When service standards slip, and delay kicks in, how many times have you felt quite justified in saying, “Sorry, the case is now with X, and the fault lies with them.”
And yet, what involvement did you have with the case being with X in the first place? I recently read some research from Smart Money People via its Mortgage Lender Benchmark, which looked at adviser satisfaction with mortgage lenders’ handling of cases.
The satisfaction rating for all mortgage cases was 81.1%, however when it came to lenders’ handling adverse credit cases this dropped considerably to 74.6% and was also lower – at 77.1% – for commercial buy-to-let cases.
Now, the argument here might be these tend to be more complex cases and therefore we have to accept that these might take longer to process, but should they really?
As a lender active in these spaces and promoting these products, why should there be a different service standard, or an acceptance of this, for more complex products? If you’re confident enough to deal in these product areas, your service should be just as good.
Advisers clearly have a part to play here in not placing cases with those whose service standards have been compromised. And this is why I know there’s considerable industry disquiet around the FCA’s focus on price being an overwhelming factor in the delivery of mortgage advice recommendations.
If you know the lender’s service is not going to match the expectations of either you and your client, then it seems absolutely right that you take that case to where it is, regardless of whether it’s the cheapest product available or not.
That’s how important service is in this market, and it’s a shame the regulator does not recognise it. Because you can have the cheapest product offering in the market but if you can’t deliver on time for the client, then it’s worth absolutely nought.

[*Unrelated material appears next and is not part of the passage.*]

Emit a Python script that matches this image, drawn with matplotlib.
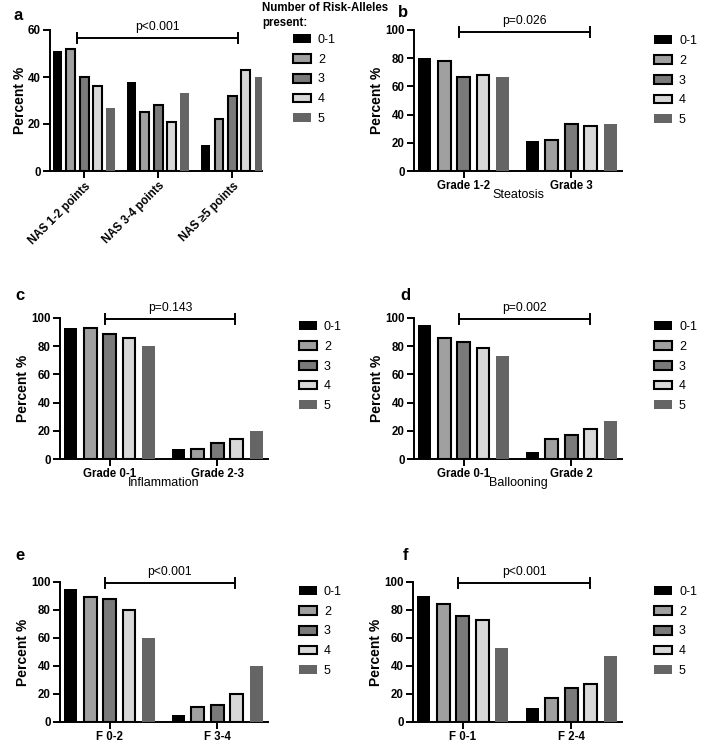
import matplotlib
matplotlib.use("Agg")
import matplotlib.pyplot as plt
import matplotlib.patches as mpatches
import numpy as np

plt.rcParams['font.family'] = ['Liberation Sans', 'DejaVu Sans']

groups = ["0-1", "2", "3", "4", "5"]
colors = ["#000000", "#a0a0a0", "#7a7a7a", "#d8d8d8", "#656565"]
edged = [False, True, True, True, False]

# panel a: NAS score
cats_a = ["NAS 1-2 points", "NAS 3-4 points", "NAS \u22655 points"]
vals_a = [[51, 38, 11], [52, 25, 22], [40, 28, 32], [36, 21, 43], [27, 33, 40]]
# panel b: steatosis
cats_b = ["Grade 1-2", "Grade 3"]
vals_b = [[80, 21], [78, 22], [67, 33], [68, 32], [67, 33]]
# panel c: inflammation
cats_c = ["Grade 0-1", "Grade 2-3"]
vals_c = [[93, 7], [93, 7], [89, 11], [86, 14], [80, 20]]
# panel d: ballooning
cats_d = ["Grade 0-1", "Grade 2"]
vals_d = [[95, 5], [86, 14], [83, 17], [79, 21], [73, 27]]
# panel e: fibrosis F0-2 / F3-4
cats_e = ["F 0-2", "F 3-4"]
vals_e = [[95, 5], [89, 11], [88, 12], [80, 20], [60, 40]]
# panel f: fibrosis F0-1 / F2-4
cats_f = ["F 0-1", "F 2-4"]
vals_f = [[90, 10], [84, 17], [76, 24], [73, 27], [53, 47]]

W, H = 708, 748
fig = plt.figure(figsize=(W / 100, H / 100), dpi=100)


def px_axes(l, t, r, b):
    return fig.add_axes([l / W, 1 - b / H, (r - l) / W, (b - t) / H])


def draw_panel(ax, cats, vals, ymax, pval, bracket, yfrac, xlab=None, rot=False):
    n = len(cats)
    x = np.arange(n)
    pitch = 0.18
    width = 0.12
    for i in range(5):
        pos = x + (i - 2) * pitch
        if edged[i]:
            ax.bar(pos, vals[i], width, color=colors[i], edgecolor="black",
                   linewidth=1.5, zorder=3)
        else:
            ax.bar(pos, vals[i], width, color=colors[i], linewidth=0, zorder=3)
    ax.set_ylim(0, ymax)
    if n == 3:
        ax.set_xlim(-0.46, 2.4)
    else:
        ax.set_xlim(-0.46, 1.47)
    ax.set_yticks(np.arange(0, ymax + 1, 20))
    ax.set_xticks(x)
    if rot:
        ax.set_xticklabels(cats, rotation=45, ha="right", rotation_mode="anchor",
                           fontsize=8.3, fontweight="bold")
    else:
        ax.set_xticklabels(cats, fontsize=8.3, fontweight="bold")
    for lab in ax.get_yticklabels():
        lab.set_fontsize(8.3)
        lab.set_fontweight("bold")
    for s in ["top", "right"]:
        ax.spines[s].set_visible(False)
    for s in ["left", "bottom"]:
        ax.spines[s].set_linewidth(1.4)
    ax.tick_params(direction="out", length=5, width=1.4, pad=1.5)
    ax.set_ylabel("Percent %", fontsize=10, fontweight="bold", labelpad=1)
    if xlab:
        ax.set_xlabel(xlab, fontsize=9, labelpad=-2)
    # significance bracket
    x0, x1 = bracket
    yb = ymax * yfrac
    cap = ymax * 0.034
    ax.plot([x0, x1], [yb, yb], color="black", lw=1.4, clip_on=False, zorder=4)
    ax.plot([x0, x0], [yb - cap, yb + cap], color="black", lw=1.4, clip_on=False)
    ax.plot([x1, x1], [yb - cap, yb + cap], color="black", lw=1.4, clip_on=False)
    ax.annotate(pval, xy=((x0 + x1) / 2, yb), xytext=(0, 3.5),
                textcoords="offset points", ha="center", va="bottom",
                fontsize=8.7, annotation_clip=False)


def add_legend(ax, left_px, top_px):
    handles = []
    for i in range(5):
        handles.append(mpatches.Patch(facecolor=colors[i],
                                      edgecolor="black" if edged[i] else colors[i],
                                      linewidth=1.5 if edged[i] else 0))
    leg = ax.legend(handles, groups, loc="upper left",
                    bbox_to_anchor=(left_px / W, 1 - top_px / H),
                    bbox_transform=fig.transFigure, frameon=False, fontsize=9,
                    handlelength=1.45, handleheight=0.7, handletextpad=0.55,
                    labelspacing=0.62, borderpad=0, borderaxespad=0)
    return leg


ax_a = px_axes(50, 30, 262, 171)
draw_panel(ax_a, cats_a, vals_a, 60, "p<0.001", (-0.09, 2.08), 0.943, rot=True)
add_legend(ax_a, 293, 34)
fig.text(262 / W, 1 - 2 / H, "Number of Risk-Alleles\npresent:", ha="left", va="top",
         fontsize=8.3, fontweight="bold", linespacing=1.3)

ax_b = px_axes(414, 30, 622, 171)
draw_panel(ax_b, cats_b, vals_b, 100, "p=0.026", (-0.04, 1.17), 0.986, xlab="Steatosis")
add_legend(ax_b, 654, 35)

ax_c = px_axes(60, 318, 268, 459)
draw_panel(ax_c, cats_c, vals_c, 100, "p=0.143", (-0.04, 1.16), 0.993, xlab="Inflammation")
add_legend(ax_c, 299, 321)

ax_d = px_axes(414, 318, 622, 459)
draw_panel(ax_d, cats_d, vals_d, 100, "p=0.002", (-0.04, 1.17), 0.993, xlab="Ballooning")
add_legend(ax_d, 654, 321)

ax_e = px_axes(60, 582, 268, 722)
draw_panel(ax_e, cats_e, vals_e, 100, "p<0.001", (-0.04, 1.16), 0.993)
add_legend(ax_e, 299, 586)

ax_f = px_axes(413, 582, 622, 722)
draw_panel(ax_f, cats_f, vals_f, 100, "p<0.001", (-0.04, 1.17), 0.993)
add_legend(ax_f, 654, 586)

letters = [("a", 13, 8), ("b", 398, 5), ("c", 15, 288), ("d", 400, 288),
           ("e", 15, 548), ("f", 403, 548)]
for s, lx, ly in letters:
    fig.text(lx / W, 1 - ly / H, s, fontsize=12, fontweight="bold", ha="left", va="top")

fig.savefig("out.png", dpi=100)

In my view, advisers are well within their rights to base their recommendations on this and we are currently fortunate to work in a highly competitive marketplace where there are lenders and product providers who might not be the cheapest, but they offer the very best service at very good rates. Why shouldn’t advisers be recommending these as opposed to those businesses whose service is well known not to be up to scratch?
Service matters, and while price is clearly important, I’d say it’s still not as important as getting a case completed on time, of ensuring the client is looked after, of dealing with potential issues quickly, of keeping all parties informed via regular communication, of being open, honest and transparent, of not allowing a case to sit on the back burner, the list goes on.
It would be a real shame if price is seen as the sole arbiter in what is still a service-led business, because quite frankly it’s not. In our business we believe in using the best conveyancers and while they are hugely competitive on price, most advisers will also recognise the benefits of the service over the price, and so will their clients.
So, let’s understand why the service we provide matters, let’s use those who also put service first, and let’s ensure that we give the client the best possible chance of the best possible experience they can have throughout the entire process.